Though contracts still need to be signed, Arizona and Nevada have agreed to help fund the multi-billion-dollar project in exchange for a slice of California’s sizable Colorado River share.

“This project is a great example of the collaboration that's possible in California and more broadly to address our water challenges,” said Heather Cooley, research director for non-profit, nonpartisan water research group Pacific Institute.

Funding for water recycling is growing. On Thursday, U.S. Interior Secretary Deb Haaland visited Irvine to announce funding from the federal infrastructure bill.

The bill allocates more than $310 million dollars to water infrastructure projects across the West, with $267 million going to California.

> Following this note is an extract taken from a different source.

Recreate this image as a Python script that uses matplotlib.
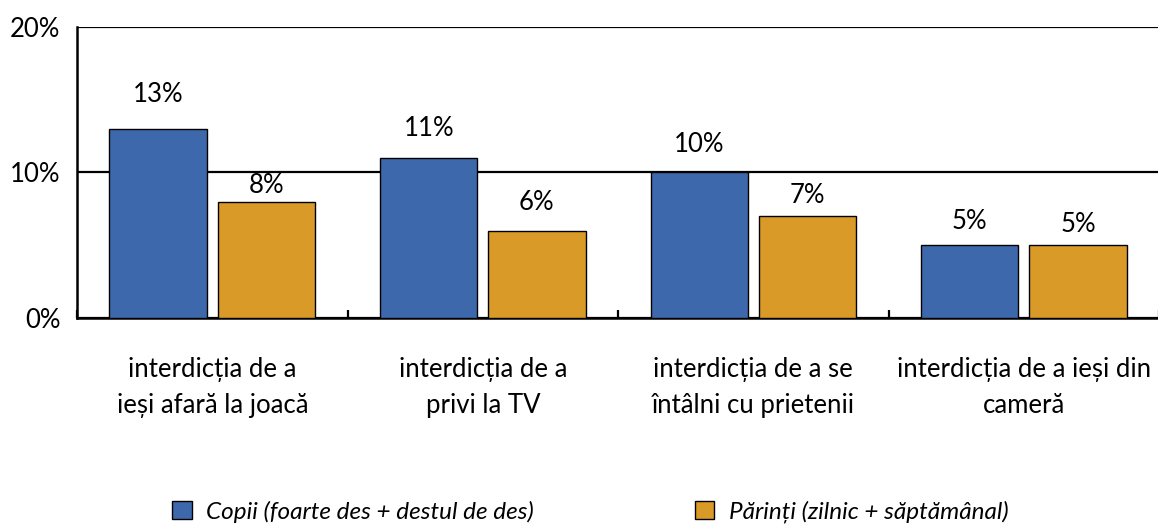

Haaland announced funding for 25 water recycling projects (20 of them are in the state).

Haaland made the announcement from a wastewater recycling facility in Irvine, which will get $12 million to bolster its storage capacity. Riverside County's largest wastewater recycling facility will get $10 million, and more than $25 million will go to water recycling projects in L.A. County.

Cylindrical machines that do reverse osmosis are stacked on top of each other. The image looks straight down a walkway between the contraptions in a large warehouse.
Reverse osmosis machines at Orange County's Groundwater Replenishment System, the world's largest facility that recycles wastewater for drinking.
(
Erin Stone
/
LAist
)

Waste Into Resource

Nearly 75% of treated wastewater in California is currently dumped in the ocean. L.A. alone dumps nearly 230 million gallons of it per day in the Santa Monica Bay. According to the Pacific Institute, California could more than triple its use of recycled water, lowering its reliance on imported water from both northern California and the Colorado River.

“There are water quality benefits as well if we're not discharging as much wastewater into our oceans, for example,” Cooley said. “We've identified significant opportunities to develop these local supplies and reduce our reliance on these increasingly vulnerable imported sources of water.”

Those opportunities, according to the Pacific Institute, include continuing to improve urban water use efficiency and conservation (that could reduce use as much as 48%), recycling more wastewater (California alone could create as much as 910 billion gallons per year) and capturing more stormwater (could get us 970 billion gallons of water in a wet year).

From Santa Monica, to Long Beach, to Fountain Valley to L.A. and beyond, cities across the Southland are heavily investing in local water supplies, particularly through water recycling, to lessen their reliance on the Colorado River and northern California supplies.

But Cooley emphasized the need for more long-term and collaborative planning, especially given the money and time it takes to get these projects online.

“There’s a need to really do better integrated planning so that when we build a recycled water facility, we're doing it based on realistic projections of how much water demand is going to be and how much wastewater we're generating,” she said. “That will ensure that we are right-sizing our recycled water investments.”

Amid the rhetoric of “water wars” in Colorado River discussions, Cooley said the MWD recycled water project is one example of getting out of silos and thinking more creatively and collaboratively about water management across the basin.

“I think it's the type of project we need to be pursuing more of,” she said, “given the challenges we face.”